Speaker: Farnam Jahanian
Affiliation: Department of EECS, University of Michigan
Time & Place: 4:15 PM, 101 Phillips Hall
Host: Ken Birman
Title: Experimental Study of Internet Stability and Wide-Area Backbone Failures
The Internet has seen an explosive growth in both size and topological complexity, particularly since the end of the NSFNet backbone in 1995. This growth has placed severe strain on the commercial Internet infrastructure. This talk highlights our findings on stability and availability of the Internet routing infrastructure. This study was conducted as part of a joint project between the University of Michigan and Merit Network, aimed at studying the growth and scalability of the Internet backbone routing infrastructure. This project has been involved in the development and deployment of tools for measurement, analysis and visualization of network performance and routing statistics during the last four years.
Our findings are based on instrumentation of key portions of the Internet infrastructure during a four-year study, which included both passive data collection and active fault-injection at major Internet public exchange points. Our study has shown that the volume of these routing updates was initially several orders of magnitude larger than expected and that the majority of this routing information was redundant, or pathological. Furthermore, our analysis has revealed several unexpected trends and ill-behaved systematic properties in Internet routing. Our study of network reachability has also found unexpectedly high level of path fluctuation and an aggregate low mean-time-between-failures for individual Internet paths. Unlike switches in the public telephony network which exhibit failover on the order of milliseconds, we show that inter-domain routers in the packet switched Internet may take several minutes to reach a consistent view of the network topology after a fault. During these periods of delayed convergence, end-to-end Internet paths will experience intermittent loss of connectivity, as well as increased packet loss and latency. Our findings on convergence properties of Internet routing is based on instrumentation of key portions of the Internet infrastructure, including both passive data collection and fault-injection machines at major Internet exchange points. We finally posit a number of explanations for these anomalies and evaluate their potential impact on the Internet infrastructure.

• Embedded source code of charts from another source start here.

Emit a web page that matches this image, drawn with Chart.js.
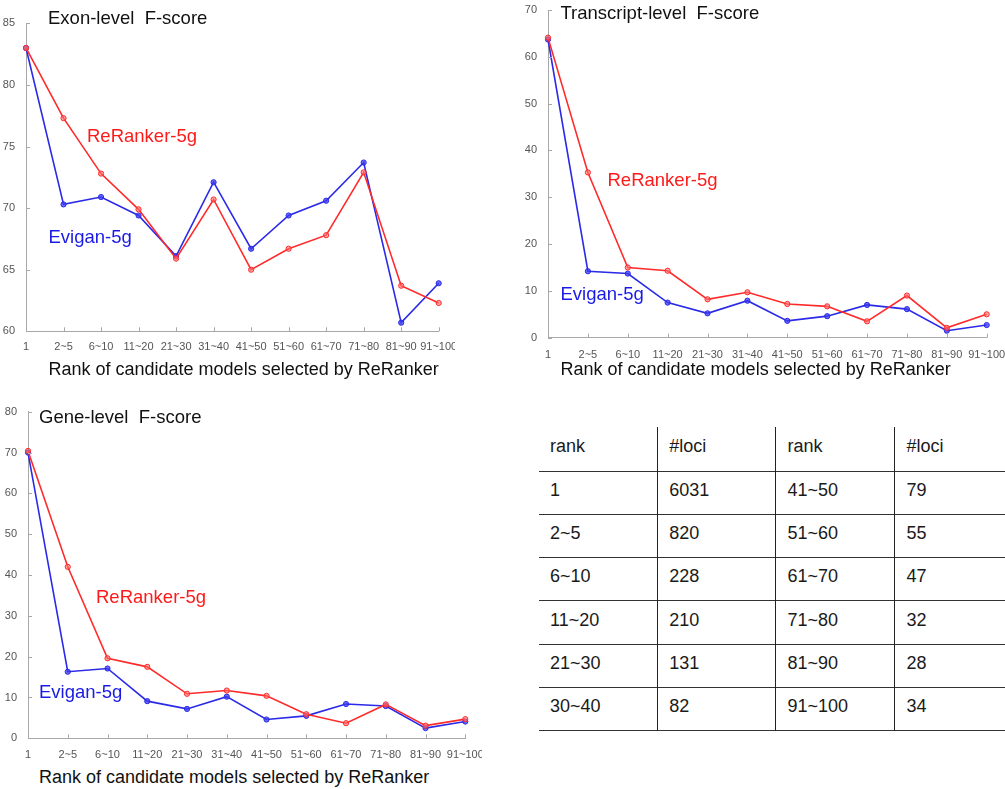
<!DOCTYPE html>
<html>
<head>
<meta charset="utf-8">
<script src="https://cdn.jsdelivr.net/npm/chart.js@4.4.1/dist/chart.umd.min.js"></script>
<style>
  html, body { margin: 0; padding: 0; background: #fff; }
  body { width: 1005px; height: 789px; position: relative; overflow: hidden;
         font-family: "Liberation Sans", Arial, Helvetica, sans-serif; }
  canvas { position: absolute; }
  .txt { position: absolute; white-space: nowrap; line-height: 1; }
  .title { font-size: 18.5px; color: #111; }
  .axis-title { font-size: 18px; color: #111; }
  .red { color: #ff1a1a; font-size: 18.5px; }
  .blue { color: #1a1ae6; font-size: 18.5px; }
  table { position: absolute; left: 539px; top: 427px; border-collapse: collapse;
          font-size: 18px; color: #1a1a1a; table-layout: fixed; }
  td { padding: 0 0 5px 11px; vertical-align: middle; border-right: 1.5px solid #222; }
  td:last-child { border-right: none; }
  tr { border-bottom: 1.5px solid #333; height: 43.3px; }
  tr.head { height: 44px; }
</style>
</head>
<body>

<canvas id="exon" width="455" height="360" style="left:0;top:0"></canvas>
<canvas id="transcript" width="485" height="360" style="left:520px;top:0"></canvas>
<canvas id="gene" width="482" height="360" style="left:0;top:400px"></canvas>

<div class="txt title" style="left:48px;top:9px">Exon-level&nbsp; F-score</div>
<div class="txt red" style="left:87px;top:127px">ReRanker-5g</div>
<div class="txt blue" style="left:48.5px;top:228px">Evigan-5g</div>
<div class="txt axis-title" style="left:48.5px;top:359.5px">Rank of candidate models selected by ReRanker</div>

<div class="txt title" style="left:560.5px;top:4px">Transcript-level&nbsp; F-score</div>
<div class="txt red" style="left:607.5px;top:171px">ReRanker-5g</div>
<div class="txt blue" style="left:560.5px;top:284.5px">Evigan-5g</div>
<div class="txt axis-title" style="left:560.5px;top:359.5px">Rank of candidate models selected by ReRanker</div>

<div class="txt title" style="left:39px;top:407.5px">Gene-level&nbsp; F-score</div>
<div class="txt red" style="left:96px;top:587.5px">ReRanker-5g</div>
<div class="txt blue" style="left:39px;top:682.5px">Evigan-5g</div>
<div class="txt axis-title" style="left:39px;top:768px">Rank of candidate models selected by ReRanker</div>

<table id="lociTable"></table>

<script>
// x categories shared by all three panels
const rankLabels = ["1", "2~5", "6~10", "11~20", "21~30", "31~40",
  "41~50", "51~60", "61~70", "71~80", "81~90", "91~100"];

// Exon-level F-score
const exonReRanker = [83.0, 77.3, 72.8, 69.9, 65.9, 70.7, 65.0, 66.7, 67.8, 72.9, 63.7, 62.3];
const exonEvigan   = [83.0, 70.3, 70.9, 69.4, 66.1, 72.1, 66.7, 69.4, 70.6, 73.7, 60.7, 63.9];

// Transcript-level F-score
const transcriptReRanker = [64.1, 35.3, 15.0, 14.3, 8.2, 9.7, 7.2, 6.7, 3.5, 9.0, 2.1, 5.0];
const transcriptEvigan   = [63.7, 14.2, 13.7, 7.5, 5.2, 7.9, 3.6, 4.6, 7.0, 6.1, 1.5, 2.7];

// Gene-level F-score
const geneReRanker = [70.4, 42.0, 19.6, 17.5, 10.9, 11.7, 10.4, 5.9, 3.7, 8.3, 3.1, 4.7];
const geneEvigan   = [70.0, 16.3, 17.1, 9.1, 7.2, 10.2, 4.6, 5.5, 8.4, 7.9, 2.5, 4.1];

// table: loci per rank bucket
const tableHeader = ["rank", "#loci", "rank", "#loci"];
const ranksLeft  = ["1", "2~5", "6~10", "11~20", "21~30", "30~40"];
const lociLeft   = [6031, 820, 228, 210, 131, 82];
const ranksRight = ["41~50", "51~60", "61~70", "71~80", "81~90", "91~100"];
const lociRight  = [79, 55, 47, 32, 28, 34];

const RED = "#ff2a2a";
const BLUE = "#2a2ae8";
const AXIS = "#a8a8a8";
const TICK_TXT = "#555";

// MATLAB-style inward tick marks on the left and bottom axes
const inwardTicks = {
  id: "inwardTicks",
  afterDatasetsDraw(chart) {
    const { ctx, chartArea: a, scales: { x, y } } = chart;
    ctx.save();
    ctx.strokeStyle = AXIS;
    ctx.lineWidth = 1;
    ctx.beginPath();
    x.ticks.forEach((t, i) => {
      const px = Math.round(x.getPixelForTick(i)) + 0.5;
      ctx.moveTo(px, a.bottom);
      ctx.lineTo(px, a.bottom - 4);
    });
    y.ticks.forEach((t, i) => {
      const py = Math.round(y.getPixelForTick(i)) + 0.5;
      ctx.moveTo(a.left, py);
      ctx.lineTo(a.left + 4, py);
    });
    ctx.stroke();
    ctx.restore();
  },
};

function makeChart(id, reranker, evigan, yMin, yMax, step, box) {
  const font = { family: "'Liberation Sans', Arial, sans-serif", size: 11 };
  return new Chart(document.getElementById(id), {
    type: "line",
    data: {
      labels: rankLabels,
      datasets: [
        {
          label: "ReRanker-5g",
          data: reranker,
          borderColor: RED,
          backgroundColor: RED,
          pointBackgroundColor: "rgba(255,110,110,0.6)",
          borderWidth: 1.6,
          pointRadius: 2.6,
          pointBorderWidth: 1,
          tension: 0,
        },
        {
          label: "Evigan-5g",
          data: evigan,
          borderColor: BLUE,
          backgroundColor: BLUE,
          pointBackgroundColor: "rgba(60,60,240,0.75)",
          borderWidth: 1.6,
          pointRadius: 2.6,
          pointBorderWidth: 1,
          tension: 0,
        },
      ],
    },
    options: {
      responsive: false,
      animation: false,
      devicePixelRatio: 1,
      layout: { padding: { top: box.top, right: box.right, left: 0, bottom: 0 } },
      plugins: { legend: { display: false }, tooltip: { enabled: false } },
      scales: {
        x: {
          offset: false,
          grid: { display: false },
          border: { color: AXIS, width: 1 },
          ticks: { color: TICK_TXT, font, padding: box.xPad, maxRotation: 0, autoSkip: false },
          afterFit(s) {
            s.height = box.bottom;
            s.paddingLeft = 0;
            s.paddingRight = 0;
          },
        },
        y: {
          min: yMin,
          max: yMax,
          grid: { display: false },
          border: { color: AXIS, width: 1 },
          ticks: { color: TICK_TXT, font, padding: 3, stepSize: step, autoSkip: false },
          afterFit(s) {
            s.width = box.left;
            s.paddingTop = 0;
            s.paddingBottom = 0;
          },
        },
      },
    },
    plugins: [inwardTicks],
  });
}

makeChart("exon", exonReRanker, exonEvigan, 60, 85, 5,
  { top: 23.3, right: 16.3, left: 26, bottom: 28.7, xPad: 1.5 });
makeChart("transcript", transcriptReRanker, transcriptEvigan, 0, 70, 10,
  { top: 10, right: 18.3, left: 28, bottom: 22.3, xPad: 2.5 });
makeChart("gene", geneReRanker, geneEvigan, 0, 80, 10,
  { top: 11.7, right: 16.7, left: 28, bottom: 21.7, xPad: 2.5 });

// loci table
const table = document.getElementById("lociTable");
const colWidths = [118.7, 118.3, 119, 110];
const cg = document.createElement("colgroup");
colWidths.forEach((w) => {
  const c = document.createElement("col");
  c.style.width = w + "px";
  cg.appendChild(c);
});
table.appendChild(cg);
function addRow(cells, cls) {
  const tr = document.createElement("tr");
  if (cls) tr.className = cls;
  cells.forEach((v) => {
    const td = document.createElement("td");
    td.textContent = v;
    tr.appendChild(td);
  });
  table.appendChild(tr);
}
addRow(tableHeader, "head");
ranksLeft.forEach((r, i) => addRow([r, lociLeft[i], ranksRight[i], lociRight[i]]));
</script>
</body>
</html>
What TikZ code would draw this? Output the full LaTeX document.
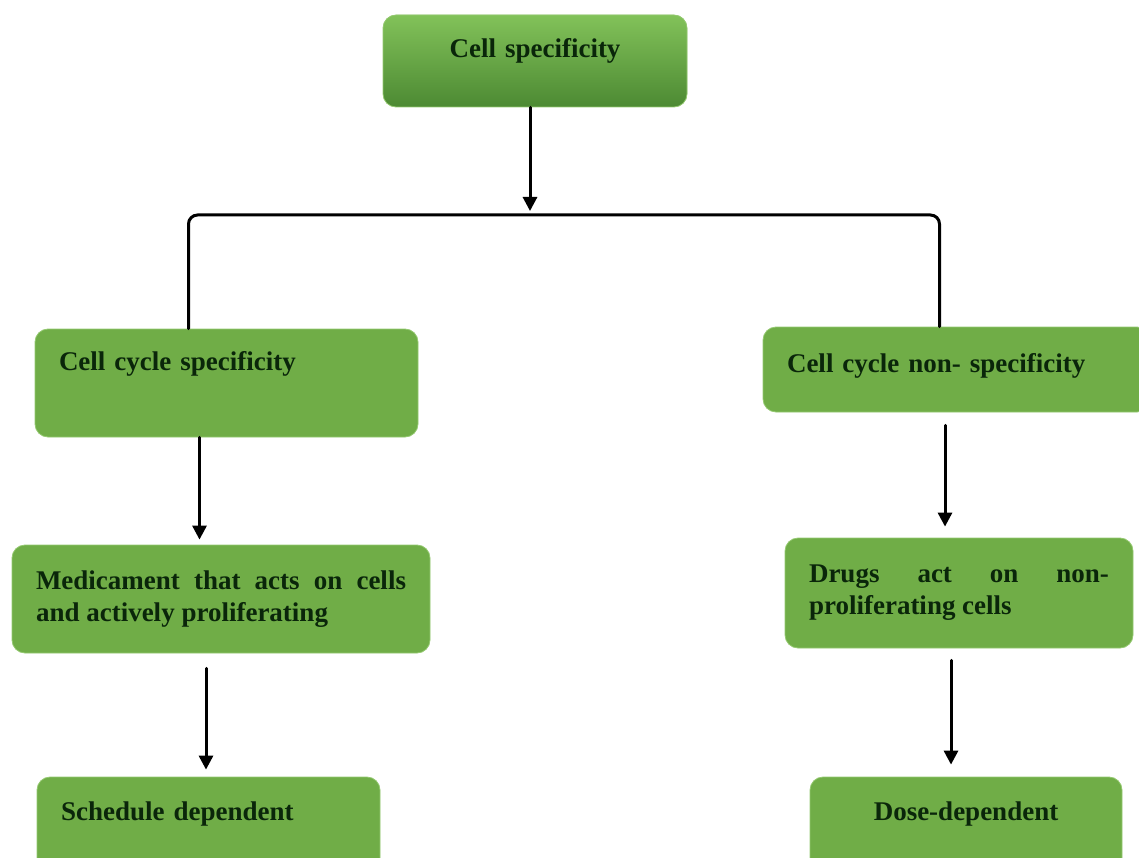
\documentclass[tikz,border=0pt]{standalone}
\usepackage{fontspec}
\setmainfont{Liberation Serif}
\usepackage{tikz}
\usetikzlibrary{arrows.meta}
\definecolor{ggreen}{rgb}{0.44,0.68,0.28}
\definecolor{gtop}{rgb}{0.51,0.76,0.35}
\definecolor{gbot}{rgb}{0.30,0.54,0.20}
\definecolor{gedge}{rgb}{0.58,0.79,0.44}
\definecolor{gtext}{rgb}{0.04,0.15,0.04}

\begin{document}
\begin{tikzpicture}[line cap=round,line join=round,>={Triangle[width=14pt,length=14pt]},x=1pt,y=-1pt,
    cellbox/.style={draw=gedge,line width=0.8pt,fill=ggreen,rounded corners=13pt,inner xsep=24pt,inner ysep=0pt,
      font=\fontsize{27}{32}\selectfont\bfseries,text=gtext},
    oneline/.style={text height=19pt,text depth=#1},
    link/.style={line width=3pt}]
    \useasboundingbox (0,0) rectangle (1139,858);
    \clip (0,0) rectangle (1139,858);
    \node[cellbox,oneline=25pt,minimum height=92pt,text width=256pt,align=center,top color=gtop,bottom color=gbot] (spec) at (535,61) {Cell specificity};
    \node[cellbox,oneline=45pt,minimum height=108pt,text width=335pt,align=left] (cyc) at (226.5,383) {Cell cycle specificity};
    \node[cellbox,minimum height=108pt,text width=370pt,align=justify] (med) at (221,599) {Medicament that acts on cells\linebreak and actively proliferating};
    \node[cellbox,oneline=41pt,minimum height=108pt,text width=295pt,align=left] (sched) at (208.5,831) {Schedule dependent};
    \node[cellbox,oneline=14pt,minimum height=85pt,text width=339pt,align=left] (noncyc) at (956.5,369.5) {Cell cycle non- specificity};
    \node[cellbox,minimum height=110pt,text width=300pt,align=justify] (drugs) at (959,593) {Drugs act on non-\linebreak proliferating cells};
    \node[cellbox,oneline=41pt,minimum height=108pt,text width=264pt,align=center] (dose) at (966,831) {Dose-dependent};
    \coordinate (split) at (530,215);
    \draw[link,rounded corners=9pt] ([xshift=-38pt]cyc.north) |- (split) -| ([xshift=-17pt]noncyc.north);
    \draw[link,->,shorten >=4pt] ([xshift=-5pt]spec.south) -- (split);
    \draw[link,->,shorten >=5pt] ([xshift=-27pt]cyc.south) -- ([xshift=-27pt]cyc.south |- med.north);
    \draw[link,->,shorten <=15pt,shorten >=7pt] ([xshift=-15pt]med.south) -- ([xshift=-15pt]med.south |- sched.north);
    \draw[link,->,shorten <=13pt,shorten >=11pt] ([xshift=-11.5pt]noncyc.south) -- ([xshift=-11.5pt]noncyc.south |- drugs.north);
    \draw[link,->,shorten <=12pt,shorten >=12pt] ([xshift=-8pt]drugs.south) -- ([xshift=-8pt]drugs.south |- dose.north);
  \end{tikzpicture}
\end{document}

Farnam Jahanian is an Associate Professor of Electrical Engineering and Computer Science and the Director of Software Systems Lab at the University of Michigan. Prior to joining the faculty at Michigan in 1993, he was a Research Staff Member at the IBM T.J. Watson Research Center. He received both the M.S. and Ph.D. degrees in Computer Science from the University of Texas at Austin in 1987 and 1989, respectively. His research interests include fault-tolerant distributed computing, and network protocols and architectures. (http://www.eecs.umich.edu/~farnam)